We have solar here at Maybelot. It went on line on 6 December, so it hasn’t been a full month yet. We have 45 panels, with 19.3 kWp peak generating capacity (that’s the limit our electric cooperative - our electric company, or the co-op) allows a private generator to feed to the grid. We have two Solar Edge inverters.
Here’s how it works: Our system generates DC current. The inverters convert it to AC, and send it to the panel. Our house uses what it uses, and any excess goes to the co-op. When our house uses more power than we’re generating, we draw from the co-op. The meter measures what the co-op delivers to us, what it has received from us, and the net difference. This month, we’ll pay because the co-op delivered more than we used. As the days get longer and sunnier (and we make our house more energy efficient by adding things like insulation - I swear, I don’t know how the previous owners didn’t freeze to death), the system will make more power, and we’ll eventually make more than we use in a month.

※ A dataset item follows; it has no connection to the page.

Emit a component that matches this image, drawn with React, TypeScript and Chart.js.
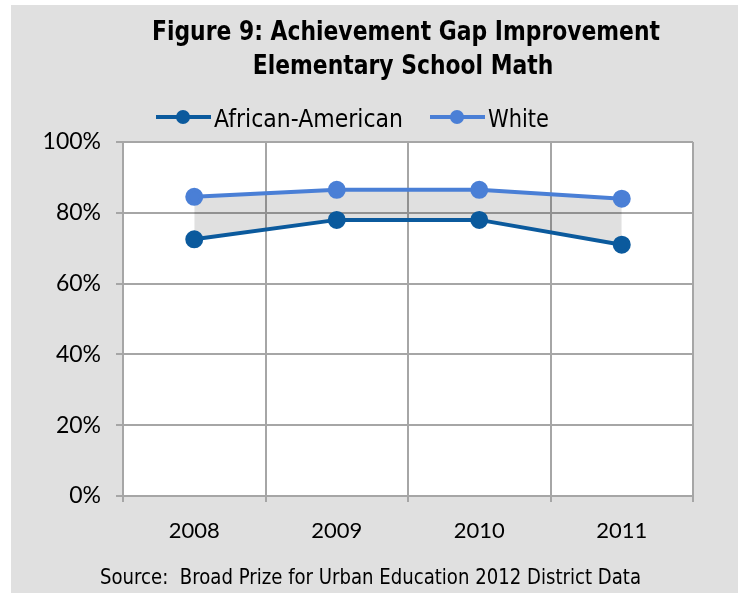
import React, { useEffect, useRef } from "react";
import { Chart, registerables } from "chart.js";

Chart.register(...registerables);

const categories = ["2008", "2009", "2010", "2011"];
const africanAmerican = [72.5, 78, 78, 71];
const white = [84.5, 86.5, 86.5, 84];
const yTickValues = [0, 20, 40, 60, 80, 100];
const seriesLabels = ["African-American", "White"];
const titleLines = ["Figure 9: Achievement Gap Improvement", "Elementary School Math"];
const sourceText = "Source:  Broad Prize for Urban Education 2012 District Data";

const AA_COLOR = "#0b5a9d";
const WHITE_COLOR = "#4a7fd6";
const GRID = "#a6a6a6";
const SANS = '"DejaVu Sans", sans-serif';
const TICKFONT = 'Lato, "Open Sans", sans-serif';

export default function App() {
  const ref = useRef<HTMLCanvasElement | null>(null);

  useEffect(() => {
    document.body.style.margin = "0";
    const canvas = ref.current;
    if (!canvas) return;

    const drawScaled = (ctx: any, text: string, x: number, y: number, sx: number, align: string) => {
      ctx.save();
      ctx.translate(x, y);
      ctx.scale(sx, 1);
      ctx.textAlign = align;
      ctx.fillText(text, 0, 0);
      ctx.restore();
    };

    const decor = {
      id: "decor",
      beforeDraw(chart: any) {
        const { ctx, chartArea } = chart;
        ctx.save();
        ctx.fillStyle = "#ffffff";
        ctx.fillRect(chartArea.left, chartArea.top, chartArea.right - chartArea.left, chartArea.bottom - chartArea.top);
        ctx.restore();
      },
      afterDraw(chart: any) {
        const ctx = chart.ctx;
        ctx.save();
        ctx.fillStyle = "#000";
        ctx.textBaseline = "middle";

        // title
        ctx.font = `bold 27px ${SANS}`;
        const tsx = 508 / ctx.measureText(titleLines[0]).width;
        drawScaled(ctx, titleLines[0], 395, 28, tsx, "center");
        drawScaled(ctx, titleLines[1], 392, 62, tsx, "center");

        // legend
        const drawItem = (x0: number, x1: number, cx: number, tx: number, tw: number, color: string, label: string) => {
          ctx.strokeStyle = color;
          ctx.lineWidth = 4;
          ctx.beginPath();
          ctx.moveTo(x0, 112);
          ctx.lineTo(x1, 112);
          ctx.stroke();
          ctx.fillStyle = color;
          ctx.beginPath();
          ctx.arc(cx, 112, 7, 0, Math.PI * 2);
          ctx.fill();
          ctx.fillStyle = "#000";
          ctx.font = `24px ${SANS}`;
          const sx = tw / ctx.measureText(label).width;
          drawScaled(ctx, label, tx, 116, sx, "left");
        };
        drawItem(145, 200, 172, 203, 189, AA_COLOR, seriesLabels[0]);
        drawItem(419, 474, 446, 477, 61, WHITE_COLOR, seriesLabels[1]);

        // source
        ctx.fillStyle = "#000";
        ctx.font = `21px ${SANS}`;
        const ssx = 541 / ctx.measureText(sourceText).width;
        drawScaled(ctx, sourceText, 89, 574, ssx, "left");
        ctx.restore();
      },
    };

    const chart = new Chart(canvas, {
      type: "line",
      data: {
        labels: categories,
        datasets: [
          {
            label: seriesLabels[0],
            data: africanAmerican,
            borderColor: AA_COLOR,
            backgroundColor: AA_COLOR,
            pointBackgroundColor: AA_COLOR,
            pointBorderColor: AA_COLOR,
            pointRadius: 7,
            borderWidth: 4,
            fill: false,
          },
          {
            label: seriesLabels[1],
            data: white,
            borderColor: WHITE_COLOR,
            backgroundColor: "rgba(0,0,0,0.12)",
            pointBackgroundColor: WHITE_COLOR,
            pointBorderColor: WHITE_COLOR,
            pointRadius: 7,
            borderWidth: 4,
            fill: { target: 0 },
          },
        ],
      },
      options: {
        responsive: false,
        animation: false,
        layout: { padding: { left: 0, top: 137, right: 45, bottom: 0 } },
        plugins: {
          legend: { display: false },
          title: { display: false },
          tooltip: { enabled: false },
        },
        scales: {
          x: {
            type: "category",
            offset: true,
            grid: { offset: true, color: GRID, lineWidth: 2, tickLength: 6, tickColor: GRID },
            border: { color: GRID, width: 2 },
            ticks: { color: "#000", font: { family: TICKFONT, size: 22 }, padding: 16 },
            afterFit: (s: any) => {
              s.height = 97;
            },
          },
          y: {
            min: 0,
            max: 100,
            afterBuildTicks: (s: any) => {
              s.ticks = yTickValues.map((v) => ({ value: v }));
            },
            grid: { color: GRID, lineWidth: 2, tickLength: 7, tickColor: GRID },
            border: { color: GRID, width: 2 },
            ticks: {
              color: "#000",
              font: { family: TICKFONT, size: 23 },
              padding: 15,
              callback: (v: any) => `${v}%`,
            },
            afterFit: (s: any) => {
              s.width = 112;
            },
          },
        },
      },
      plugins: [decor],
    });

    return () => chart.destroy();
  }, []);

  return (
    <div style={{ position: "fixed", left: 0, top: 0, width: 738, height: 593, background: "#ffffff" }}>
      <div style={{ position: "absolute", left: 11, top: 5, width: 727, height: 588, background: "#e0e0e0" }}>
        <canvas ref={ref} width={727} height={588} style={{ display: "block", width: 727, height: 588 }} />
      </div>
    </div>
  );
}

When that happens, the excess power will be carried over in the form of credit which, for our co-op at least, always accrues and never expires (some electric companies reset at the end of each year, and may or may not pay you for the excess, and if they do pay, they may or may not pay you the same rate you would have paid them). Eventually we should have enough credit built up from the summer months to carry us through the winter.
Then there is “renewable energy credit.” REC is your system’s generating capacity. The capacity is a commodity that can be sold on the open market. Electric power companies and co-ops are required to certify to the government that a certain percentage of the power they deliver comes from green sources. Some companies allow the individual customer to elect green power, although they charge more for it (which, considering that they’re basically getting it for free is kind of a rip-off, IMO, although it does incentivize the production of green power). Anyhoo, our little generator, and the thousands of others like it, when combined together, are a significant enough source of green power to make companies with reporting requirements want to call dibs on it. They bid for the right to claim our power, and working that process is one of the services our installer provides. They’ll skim a little off the top and we’ll get a check (not a ton of money - $500 to $1K maybe?). It’ll help to offset the cost.
This system cost $50K. Twent-six percent of that - $13K - will be deducted from our federal taxes, so the net cost is really $37K. We anticipate about a 10-12 year payback.